AN Asian algae now declared an ‘invasive species’ is causing havoc on native biodiversity.
In just a year it has spread 400 kilometres along Spanish coastlines, costing local councils millions in cleaning beaches and, even worse, destroying local sea meadows. These are crucial parts of the ecosystem that are a haven for marine life.
Rugulopteryx Okamurae is a species of brown seaweed native to the Pacific Ocean that mainly inhabits the coasts of Japan, China and Korea.
Experts suspect that it arrived on Spanish shores through the ballast that ships dump when they arrive in port.

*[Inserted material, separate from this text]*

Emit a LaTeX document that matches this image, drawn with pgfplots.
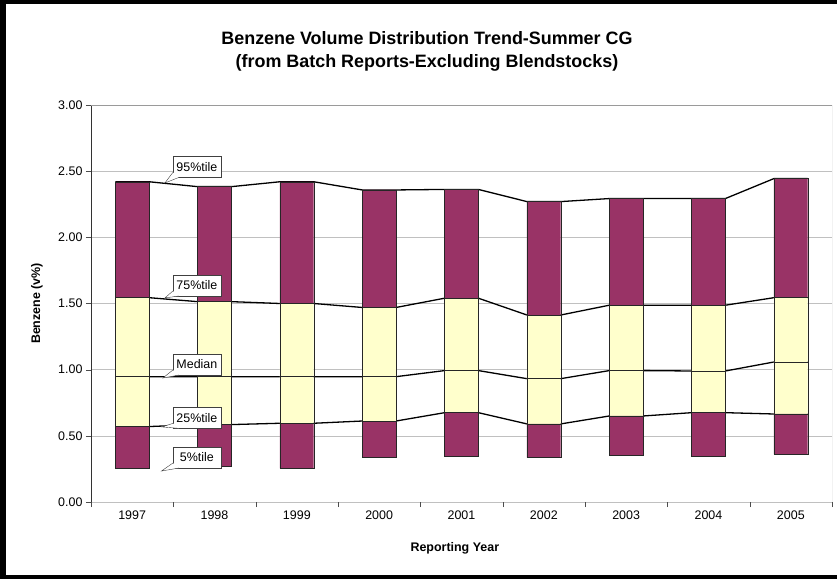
\documentclass[border=0pt]{standalone}
\usepackage{pgfplots}
\pgfplotsset{compat=1.18}
\usepackage{pgfplotstable}
\usepackage{fontspec}
\setmainfont{Liberation Sans}
\definecolor{plum}{HTML}{993366}
\definecolor{cream}{HTML}{FFFFCC}
\definecolor{gridgray}{HTML}{C0C0C0}

% percentiles of benzene (v%) by reporting year, x = category index
\pgfplotstableread{
x year p5 p25 med p75 p95
0 1997 0.255 0.570 0.947 1.544 2.420
1 1998 0.267 0.585 0.947 1.514 2.383
2 1999 0.255 0.595 0.947 1.500 2.420
3 2000 0.338 0.612 0.947 1.470 2.358
4 2001 0.343 0.675 0.993 1.540 2.362
5 2002 0.335 0.590 0.932 1.413 2.270
6 2003 0.353 0.650 0.993 1.487 2.293
7 2004 0.343 0.675 0.990 1.487 2.293
8 2005 0.360 0.665 1.058 1.544 2.444
}\benz

\tikzset{callout/.style={draw=black!75, fill=white, minimum width=48bp, minimum height=21bp,
  inner sep=1bp, font=\fontsize{12.5}{14}\selectfont}}
% callout box at coordinate #1 (box centre), tail to coordinate #2
\newcommand{\callout}[3]{%
  \node[callout] at (#1) {#3};
  \fill[white] ([xshift=-24bp,yshift=-5.5bp]#1) -- (#2) -- ([xshift=-18bp,yshift=-10.5bp]#1) -- cycle;
  \draw[black!75] ([xshift=-24bp,yshift=-5.5bp]#1) -- (#2) -- ([xshift=-18bp,yshift=-10.5bp]#1);
}

\begin{document}
\begin{tikzpicture}
\begin{axis}[
  scale only axis, width=741bp, height=397bp,
  xmin=-0.5, xmax=8.5, ymin=0, ymax=3,
  ybar stacked, bar width=0.41,
  xtick={0,...,8},
  xticklabels={1997,1998,1999,2000,2001,2002,2003,2004,2005},
  minor xtick={-0.5,0.5,...,8.5},
  ytick={0,0.5,...,3},
  xtick pos=bottom, ytick pos=left,
  yticklabel style={/pgf/number format/.cd,fixed,fixed zerofill,precision=2},
  /pgf/number format/assume math mode=true,
  tick label style={font=\fontsize{12.5}{14}\selectfont},
  tick align=outside,
  major tick length=5bp, minor tick length=5bp,
  major x tick style={draw=none},
  minor x tick style={draw=black!70},
  ytick style={draw=black!70},
  ymajorgrids, grid style={gridgray},
  axis line style={draw=none},
  title={Benzene Volume Distribution Trend-Summer CG\\(from Batch Reports-Excluding Blendstocks)},
  title style={at={(0.4534,1.1196)}, anchor=center, align=center,
    font=\bfseries\fontsize{18}{23}\selectfont},
  xlabel={Reporting Year},
  xlabel style={at={(0.491,-0.1159)}, anchor=center, font=\bfseries\fontsize{12.5}{14}\selectfont},
  ylabel={Benzene (v\%)},
  ylabel style={at={(-0.0729,0.5)}, anchor=center, font=\bfseries\fontsize{12.5}{14}\selectfont},
]
\draw[gridgray!80!black] (rel axis cs:0,1) -- (rel axis cs:1,1) -- (rel axis cs:1,0);
\draw[black!80] (rel axis cs:0,0) -- (rel axis cs:0,1);

\addplot[draw=none, fill=none] table[x=x, y=p5] {\benz};
\addplot[fill=plum, draw=black!85] table[x=x, y expr=\thisrow{p25}-\thisrow{p5}] {\benz};
\addplot[fill=cream, draw=black!85] table[x=x, y expr=\thisrow{med}-\thisrow{p25}] {\benz};
\addplot[fill=cream, draw=black!85] table[x=x, y expr=\thisrow{p75}-\thisrow{med}] {\benz};
\addplot[fill=plum, draw=black!85] table[x=x, y expr=\thisrow{p95}-\thisrow{p75}] {\benz};

% series lines, bar edge to bar edge
\addplot[sharp plot, stack plots=false, black, line width=1.3bp] coordinates {
(-0.205,2.420)(0.205,2.420)(0.795,2.383)(1.205,2.383)(1.795,2.420)(2.205,2.420)
(2.795,2.358)(3.205,2.358)(3.795,2.362)(4.205,2.362)(4.795,2.270)(5.205,2.270)
(5.795,2.293)(6.205,2.293)(6.795,2.293)(7.205,2.293)(7.795,2.444)(8.205,2.444)};
\addplot[sharp plot, stack plots=false, black, line width=1.3bp] coordinates {
(-0.205,1.544)(0.205,1.544)(0.795,1.514)(1.205,1.514)(1.795,1.500)(2.205,1.500)
(2.795,1.470)(3.205,1.470)(3.795,1.540)(4.205,1.540)(4.795,1.413)(5.205,1.413)
(5.795,1.487)(6.205,1.487)(6.795,1.487)(7.205,1.487)(7.795,1.544)(8.205,1.544)};
\addplot[sharp plot, stack plots=false, black, line width=1.3bp] coordinates {
(-0.205,0.947)(0.205,0.947)(0.795,0.947)(1.205,0.947)(1.795,0.947)(2.205,0.947)
(2.795,0.947)(3.205,0.947)(3.795,0.993)(4.205,0.993)(4.795,0.932)(5.205,0.932)
(5.795,0.993)(6.205,0.993)(6.795,0.990)(7.205,0.990)(7.795,1.058)(8.205,1.058)};
\addplot[sharp plot, stack plots=false, black, line width=1.3bp] coordinates {
(-0.205,0.570)(0.205,0.570)(0.795,0.585)(1.205,0.585)(1.795,0.595)(2.205,0.595)
(2.795,0.612)(3.205,0.612)(3.795,0.675)(4.205,0.675)(4.795,0.590)(5.205,0.590)
(5.795,0.650)(6.205,0.650)(6.795,0.675)(7.205,0.675)(7.795,0.665)(8.205,0.665)};

% callout anchors (box centre b*, tail tip t*)
\coordinate (b95) at (axis cs:0.786,2.532);  \coordinate (t95) at (axis cs:0.398,2.411);
\coordinate (b75) at (axis cs:0.786,1.636);  \coordinate (t75) at (axis cs:0.398,1.542);
\coordinate (bmd) at (axis cs:0.786,1.039);  \coordinate (tmd) at (axis cs:0.374,0.937);
\coordinate (b25) at (axis cs:0.786,0.636);  \coordinate (t25) at (axis cs:0.362,0.567);
\coordinate (b05) at (axis cs:0.786,0.336);  \coordinate (t05) at (axis cs:0.356,0.234);
\end{axis}
\callout{b95}{t95}{95\%tile}
\callout{b75}{t75}{75\%tile}
\callout{bmd}{tmd}{Median}
\callout{b25}{t25}{25\%tile}
\callout{b05}{t05}{5\%tile}
% chart frame (left, top, bottom edges)
\fill[black] (-91bp,-77bp) rectangle (-85bp,502bp);
\fill[black] (-91bp,498bp) rectangle (746bp,502bp);
\fill[black] (-91bp,-77bp) rectangle (746bp,-73bp);
\pgfresetboundingbox
\path[use as bounding box] (-91bp,-77bp) rectangle (746bp,502bp);
\end{tikzpicture}
\end{document}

Its presence was detected in Spain for the first time off the Spanish enclave of Ceuta on the North African Coast.
Its advance, at breakneck speed, has allowed it to cover 400 kilometres in a single year from the Strait of Gibraltar – 200 km in the direction of Malaga and 200km in the direction of Portugal.
It has also been found in the Canary Islands where researchers have warned of its danger to the marine ecosystem of the archipelago.
Now towns on the Costa del Sol are having to spend huge amounts of money in an effort to combat the species.
Estepona, near Marbella has so far removed more than 3,000 tonnes of invasive algae from beaches at a cost of €1 million. The problem is spreading rapidly along the Costa del Sol with fears that it will reach Murcia, Valencia and the Baleares as soon as next year.